New York Focus, March 15, 2022
The power industry is pushing a pair of little-noticed proposals that could shift the course of the state’s climate action.
Published in partnership with City & State.
Last June, in the tumult of the final days of New York’s legislative session, the state Senate passed a bill that almost no one – outside of the power industry lobbyists who crafted it – paid much attention to.
The bill’s one-sentence summary said it would create a program to support “zero emissions energy systems.” It passed unanimously, without any debate on the state Senate floor. But the Assembly didn’t get around to advancing it, and it was shunted to this year’s session.
Only in the fall did environmental groups realize that the proposal, if approved this year, could shift the course of New York energy policy, potentially opening a back door for power plants to keep polluting past New York’s legal deadline to achieve a 100% emissions-free grid.
The proposal seeks to define “zero-emissions energy systems” as ones that do not result in a “net increase in greenhouse gas emissions into the atmosphere at any time in the process of generating electricity.” That could mean that fossil fuel plants would be allowed if, for example, they were coupled with carbon capture technology, whose track record has been hotly debated nationally.

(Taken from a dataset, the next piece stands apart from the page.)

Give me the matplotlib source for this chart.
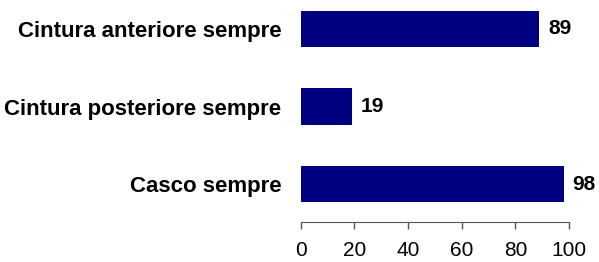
import matplotlib
matplotlib.use("Agg")
import matplotlib.pyplot as plt

# -- Data ---------------------------------------------------------------------
categories = ["Casco sempre", "Cintura posteriore sempre", "Cintura anteriore sempre"]
values     = [98, 19, 89]
xticks     = [0, 20, 40, 60, 80, 100]

BAR_COLOR = "#000080"
FONT      = "Liberation Sans"

W, H = 599, 262
fig = plt.figure(figsize=(W / 100, H / 100), dpi=100)
ax = fig.add_axes([300.7 / W, 1 - 222 / H, (569 - 300.7) / W, 222 / H])

ypos = list(range(len(categories)))
ax.barh(ypos, values, height=0.465, color=BAR_COLOR)

ax.set_xlim(0, 100)
ax.set_ylim(-0.49, 2.374)

for y, v in zip(ypos, values):
    ax.text(v + 3.3, y, str(v), ha="left", va="center",
            fontsize=15, fontweight="bold", family=FONT, color="black")

ax.set_yticks(ypos)
ax.set_yticklabels(categories, fontsize=16, fontweight="bold", family=FONT)
ax.tick_params(axis="y", length=0, pad=14)

ax.set_xticks(xticks)
ax.set_xticklabels([str(t) for t in xticks], fontsize=15, family=FONT)
ax.tick_params(axis="x", length=5, width=1, color="#555555", pad=9)

for s in ("top", "right", "left"):
    ax.spines[s].set_visible(False)
ax.spines["bottom"].set_color("#555555")

fig.savefig("out.png", dpi=100)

The technologies most likely to benefit from the bill all involve burning some kind of fuel, whether hydrogen, “renewable” natural gas, or simply fossil gas paired with carbon capture and storage. Environmentalists say that giving the state’s stamp of approval to those technologies would amount to backtracking from the state’s landmark 2019 climate law, the Climate Leadership and Community Protection Act (CLCPA).